(Charts and diagrams as code)

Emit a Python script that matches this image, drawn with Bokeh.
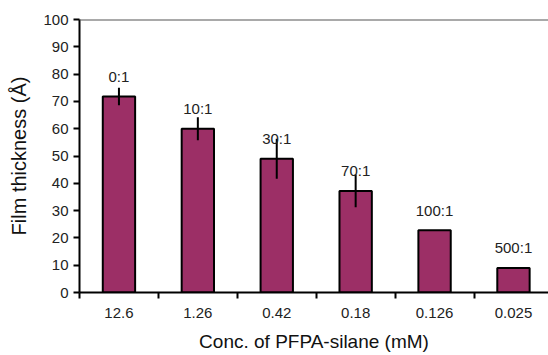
from bokeh.plotting import figure
from bokeh.models import ColumnDataSource, FixedTicker, LabelSet, Span, Range1d
from bokeh.core.properties import value
from bokeh.embed import file_html
from bokeh.resources import INLINE

# ---- data ----
concentrations = ["12.6", "1.26", "0.42", "0.18", "0.126", "0.025"]
ratios = ["0:1", "10:1", "30:1", "70:1", "100:1", "500:1"]
thickness = [71.8, 60.0, 49.0, 37.2, 22.8, 9.0]
errors = [3.2, 4.2, 7.3, 6.0, 0.0, 0.0]
y_ticks = [0, 10, 20, 30, 40, 50, 60, 70, 80, 90, 100]

FONT = "Liberation Sans"
n = len(concentrations)
xs = [i + 0.5 for i in range(n)]

src = ColumnDataSource(dict(
    x=xs,
    top=thickness,
    lo=[v - e for v, e in zip(thickness, errors)],
    hi=[v + e for v, e in zip(thickness, errors)],
    lab=ratios,
))

p = figure(width=548, height=355, output_backend="svg", toolbar_location=None,
           x_range=Range1d(0, 5.944), y_range=Range1d(0, 100),
           min_border_left=79, min_border_right=0, min_border_top=19, min_border_bottom=63)
p.outline_line_color = None
p.grid.grid_line_color = None
p.background_fill_color = "white"

p.vbar(x="x", top="top", width=0.41, bottom=0, source=src,
       fill_color="#9c2f66", line_color="black", line_width=2)
p.segment(x0="x", y0="lo", x1="x", y1="hi", source=src, line_color="black", line_width=2)

labels = LabelSet(x="x", y="top", text="lab", source=src, y_offset=20,
                  text_align="center", text_baseline="middle",
                  text_font=value(FONT), text_font_size=value("15px"), text_color="#222222")
p.add_layout(labels)

p.add_layout(Span(location=100, dimension="width", line_color="#555555", line_width=2))

# y axis
p.yaxis.ticker = FixedTicker(ticks=y_ticks)
p.yaxis.axis_line_width = 2
p.yaxis.axis_line_color = "black"
p.yaxis.major_tick_out = 6
p.yaxis.major_tick_in = 0
p.yaxis.major_tick_line_width = 2
p.yaxis.minor_tick_line_color = None
p.yaxis.major_label_text_font = FONT
p.yaxis.major_label_text_font_size = "15px"
p.yaxis.major_label_text_color = "#222222"
p.yaxis.major_label_standoff = 5
p.yaxis.axis_label = "Film thickness (Å)"
p.yaxis.axis_label_text_font = FONT
p.yaxis.axis_label_text_font_size = "20px"
p.yaxis.axis_label_text_font_style = "normal"
p.yaxis.axis_label_text_color = "#111111"
p.yaxis.axis_label_standoff = 10

# x axis
p.xaxis.ticker = FixedTicker(ticks=xs, minor_ticks=list(range(n + 1)))
p.xaxis.major_label_overrides = {x: c for x, c in zip(xs, concentrations)}
p.xaxis.axis_line_width = 2
p.xaxis.axis_line_color = "black"
p.xaxis.major_tick_line_color = None
p.xaxis.major_tick_out = 0
p.xaxis.major_tick_in = 0
p.xaxis.minor_tick_out = 6
p.xaxis.minor_tick_in = 0
p.xaxis.minor_tick_line_width = 2
p.xaxis.minor_tick_line_color = "black"
p.xaxis.major_label_text_font = FONT
p.xaxis.major_label_text_font_size = "15px"
p.xaxis.major_label_text_color = "#222222"
p.xaxis.major_label_standoff = 9
p.xaxis.axis_label = "Conc. of PFPA-silane (mM)"
p.xaxis.axis_label_text_font = FONT
p.xaxis.axis_label_text_font_size = "19px"
p.xaxis.axis_label_text_font_style = "normal"
p.xaxis.axis_label_text_color = "#111111"
p.xaxis.axis_label_standoff = 10

open("out.html", "w").write(file_html(p, INLINE))
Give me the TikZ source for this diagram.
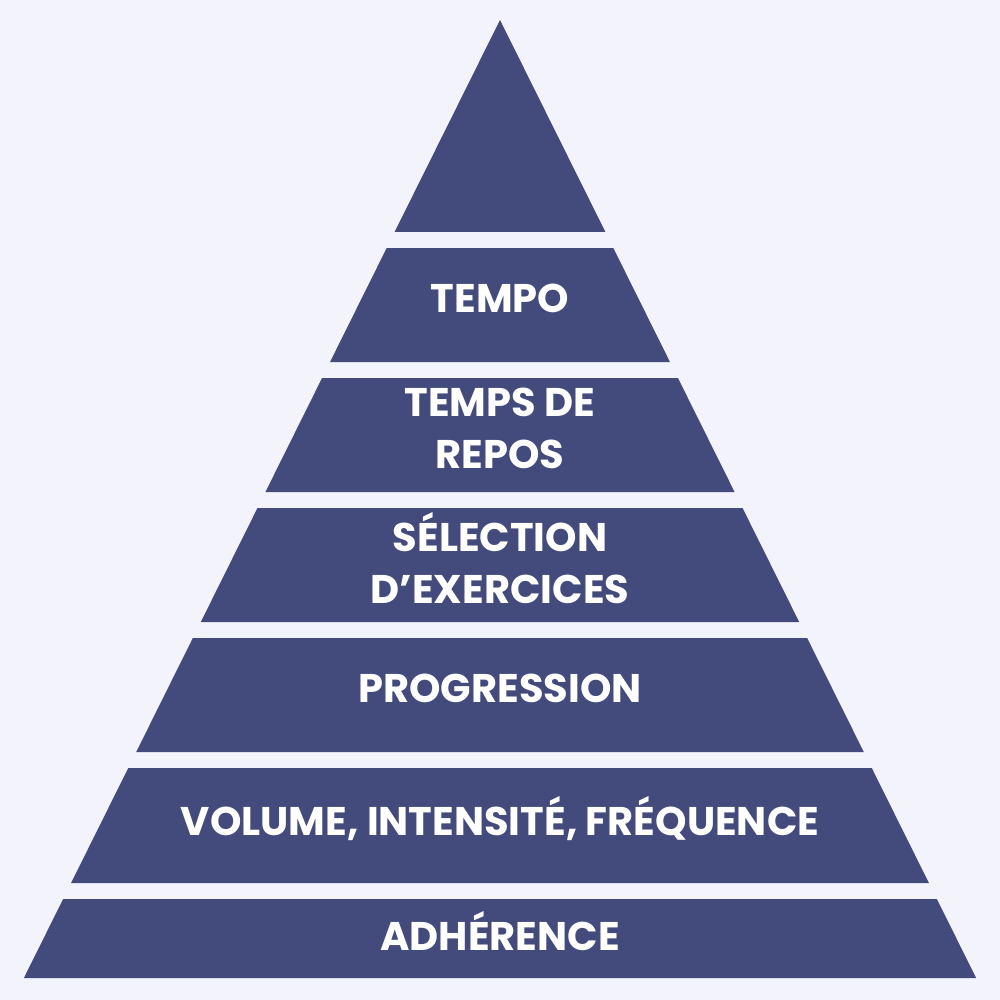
\documentclass[tikz,border=0pt]{standalone}
\usepackage{fontspec}
\setmainfont{Poppins}[BoldFont={* Bold}]
\definecolor{bg}{HTML}{F3F4FB}
\definecolor{band}{HTML}{434A7C}
\begin{document}
\begin{tikzpicture}[x=1pt,y=-1pt,
  lvl/.style={fill=band,draw=none},
  lab/.style={text=white,font=\fontsize{40}{52}\selectfont\bfseries,align=center}]
\fill[bg] (0,0) rectangle (1000,1000);
\useasboundingbox (0,0) rectangle (1000,1000);
\newcommand{\band}[4]{% name, top, bottom
  \fill[lvl] ({500-0.497*(#2-20)},#2) -- ({500+0.497*(#2-20)},#2) -- ({500+0.497*(#3-20)},#3) -- ({500-0.497*(#3-20)},#3) -- cycle;
  \node[lab] (#1) at (500,{(#2+#3)/2-7}) {#4};}
\fill[lvl] (500,20) -- (605.4,232) -- (394.6,232) -- cycle;
\band{b2}{248}{362}{TEMPO}
\band{b3}{378}{492}{TEMPS DE\\REPOS}
\band{b4}{508}{622}{SÉLECTION\\D’EXERCICES}
\band{b5}{638}{752}{PROGRESSION}
\band{b6}{768}{883}{VOLUME, INTENSITÉ, FRÉQUENCE}
\band{b7}{899}{978}{ADHÉRENCE}
\end{tikzpicture}
\end{document}
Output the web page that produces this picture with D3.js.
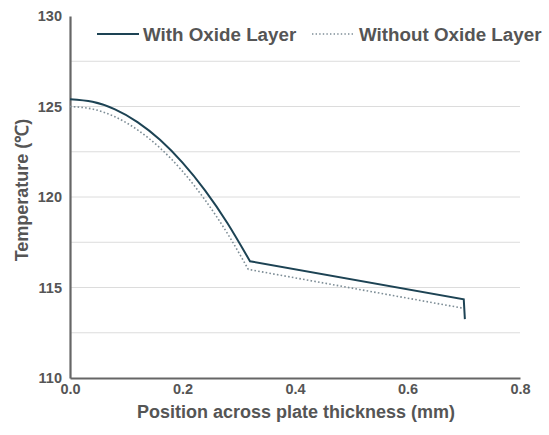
<!DOCTYPE html>
<html>
<head>
<meta charset="utf-8">
<script src="https://cdn.jsdelivr.net/npm/d3@7"></script>
<style>
  body { margin: 0; background: #fff; }
  text { font-family: "Liberation Sans", Arial, sans-serif; font-weight: bold; fill: #555; }
</style>
</head>
<body>
<div id="chart"></div>
<script>
// data
const withOxideX = [0, 0.04, 0.08, 0.12, 0.16, 0.2, 0.24, 0.28, 0.32, 0.7, 0.702];
const withOxideT = [125.4, 125.26, 124.84, 124.14, 123.16, 121.9, 120.37, 118.55, 116.45, 114.35, 113.25];
const withoutOxideX = [0, 0.04, 0.08, 0.12, 0.16, 0.2, 0.24, 0.28, 0.317, 0.7];
const withoutOxideT = [125.0, 124.86, 124.43, 123.71, 122.71, 121.42, 119.84, 117.98, 116.0, 113.85];
const kinkIndex = 8; // oxide/steel interface: curved before, straight after
const xTicks = [0, 0.2, 0.4, 0.6, 0.8];
const yTicks = [110, 115, 120, 125, 130];
const yGrid = [112.5, 115, 117.5, 120, 122.5, 125, 127.5];

const width = 549, height = 435;
const margin = {top: 16, right: 29, bottom: 57, left: 70};

const svg = d3.select('#chart').append('svg')
  .attr('width', width)
  .attr('height', height);

const x = d3.scaleLinear().domain([0, 0.8]).range([margin.left, width - margin.right]);
const y = d3.scaleLinear().domain([110, 130]).range([height - margin.bottom, margin.top]);

// grid
svg.append('g').selectAll('line')
  .data(yGrid)
  .enter().append('line')
  .attr('x1', x(0)).attr('x2', x(0.8))
  .attr('y1', (d) => y(d)).attr('y2', (d) => y(d))
  .attr('stroke', '#dcdcdc')
  .attr('stroke-width', 1);

// axes
const xAxis = svg.append('g')
  .attr('transform', `translate(0,${y(110)})`)
  .call(d3.axisBottom(x).tickValues(xTicks).tickFormat(d3.format('.1f')).tickSize(0).tickPadding(6));
const yAxis = svg.append('g')
  .attr('transform', `translate(${x(0)},0)`)
  .call(d3.axisLeft(y).tickValues(yTicks).tickSize(0).tickPadding(8));
[xAxis, yAxis].forEach(g => {
  g.select('.domain').attr('stroke', '#666').attr('stroke-width', 2.2);
  g.selectAll('text').style('font-size', '14.5px').style('font-family', '"Liberation Sans", Arial, sans-serif').style('font-weight', 'bold').attr('fill', '#555');
});

// lines: smooth through the oxide region, straight through the plate
function seriesPath(xs, ts) {
  const pts = xs.map((v, i) => [v, ts[i]]);
  const curved = d3.line().x((d) => x(d[0])).y((d) => y(d[1])).curve(d3.curveNatural)(pts.slice(0, kinkIndex + 1));
  const straight = pts.slice(kinkIndex + 1).map((d) => 'L' + x(d[0]) + ',' + y(d[1])).join('');
  return curved + straight;
}

svg.append('path')
  .attr('fill', 'none')
  .attr('stroke', '#7d8d96')
  .attr('stroke-width', 1.6)
  .attr('stroke-dasharray', '1.6,2.2')
  .attr('d', seriesPath(withoutOxideX, withoutOxideT));

svg.append('path')
  .attr('fill', 'none')
  .attr('stroke', '#1d4354')
  .attr('stroke-width', 2)
  .attr('d', seriesPath(withOxideX, withOxideT));

// legend
const legend = svg.append('g');
legend.append('line')
  .attr('x1', 97).attr('x2', 139).attr('y1', 34).attr('y2', 34)
  .attr('stroke', '#1d4354').attr('stroke-width', 2);
legend.append('text')
  .attr('x', 143).attr('y', 40.5)
  .style('font-size', '18.8px')
  .text('With Oxide Layer');
legend.append('line')
  .attr('x1', 312).attr('x2', 354).attr('y1', 34).attr('y2', 34)
  .attr('stroke', '#7d8d96').attr('stroke-width', 1.4)
  .attr('stroke-dasharray', '1.4,2.2');
legend.append('text')
  .attr('x', 359).attr('y', 40.5)
  .style('font-size', '18.8px')
  .text('Without Oxide Layer');

// axis titles
svg.append('text')
  .attr('x', 296).attr('y', 418)
  .attr('text-anchor', 'middle')
  .style('font-size', '18px')
  .text('Position across plate thickness (mm)');
svg.append('text')
  .attr('transform', 'translate(28,190) rotate(-90)')
  .attr('text-anchor', 'middle')
  .style('font-size', '18px')
  .text('Temperature (℃)');
</script>
</body>
</html>
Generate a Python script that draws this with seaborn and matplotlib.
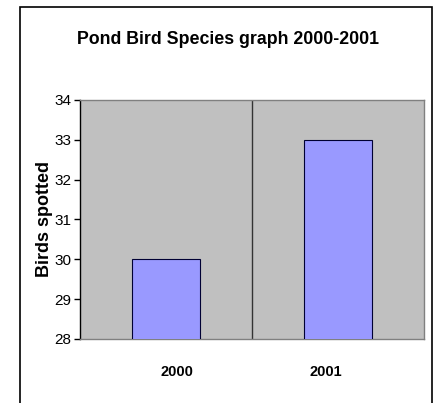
import matplotlib
matplotlib.use("Agg")
import matplotlib.pyplot as plt
import matplotlib.transforms as mtransforms
from matplotlib.patches import Rectangle
import seaborn as sns
import pandas as pd

years = ["2000", "2001"]
birds_spotted = [30, 33]
y_ticks = [28, 29, 30, 31, 32, 33, 34]

sns.set_theme(style="white")
plt.rcParams["font.family"] = ["Liberation Sans", "DejaVu Sans"]
plt.rcParams["text.color"] = "black"
plt.rcParams["axes.labelcolor"] = "black"
plt.rcParams["xtick.color"] = "black"
plt.rcParams["ytick.color"] = "black"

df = pd.DataFrame({"year": years, "birds": birds_spotted})

fig = plt.figure(figsize=(4.42, 4.03), dpi=100)
ax = fig.add_axes([80 / 442, 1 - 339 / 403, 344 / 442, 239 / 403])
ax.set_facecolor("#C0C0C0")

sns.barplot(data=df, x="year", y="birds", color="#9999FF", width=0.4,
            edgecolor="#000033", linewidth=0.8, saturation=1, ax=ax, zorder=3)

ax.set_xlim(-0.5, 1.5)
ax.set_ylim(28, 34)
ax.set_yticks(y_ticks)
ax.axvline(0.5, color="#333333", linewidth=1, zorder=2)

for side in ["top", "right", "bottom"]:
    ax.spines[side].set_color("#808080")
    ax.spines[side].set_linewidth(1)
ax.spines["left"].set_color("#000000")
ax.spines["left"].set_linewidth(1)

ax.tick_params(axis="y", which="major", left=True, length=4, width=1,
               color="#000000", labelsize=11, pad=2)
ax.tick_params(axis="x", bottom=False, labelsize=10.5, pad=13)

# category labels sit slightly inward toward the divider
label_shifts = [0.11, -0.125]
for lbl, dx in zip(ax.get_xticklabels(), label_shifts):
    lbl.set_fontweight("bold")
    lbl.set_transform(lbl.get_transform() +
                      mtransforms.ScaledTranslation(dx, 0, fig.dpi_scale_trans))

ax.set_xlabel("")
ax.set_ylabel("Birds spotted", fontsize=13, fontweight="bold", labelpad=1)

fig.text(228 / 442, 1 - 39 / 403, "Pond Bird Species graph 2000-2001",
         ha="center", va="center", fontsize=12.8, fontweight="bold")

fig.patches.append(Rectangle((20 / 442, -0.05), 412 / 442, 1 - 7 / 403 + 0.05,
                             transform=fig.transFigure, fill=False,
                             edgecolor="#000000", linewidth=1.2, clip_on=False))

fig.savefig("out.png", dpi=100)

Aim. Output word for word the lines running from the one containing "Generate a Python" to the one containing "y_ticks = [28, 29, 30, 31, 32, 33, 34]", both included, leaving out the pictures.

The response.
Generate a Python script that draws this with seaborn and matplotlib.
import matplotlib
matplotlib.use("Agg")
import matplotlib.pyplot as plt
import matplotlib.transforms as mtransforms
from matplotlib.patches import Rectangle
import seaborn as sns
import pandas as pd

years = ["2000", "2001"]
birds_spotted = [30, 33]
y_ticks = [28, 29, 30, 31, 32, 33, 34]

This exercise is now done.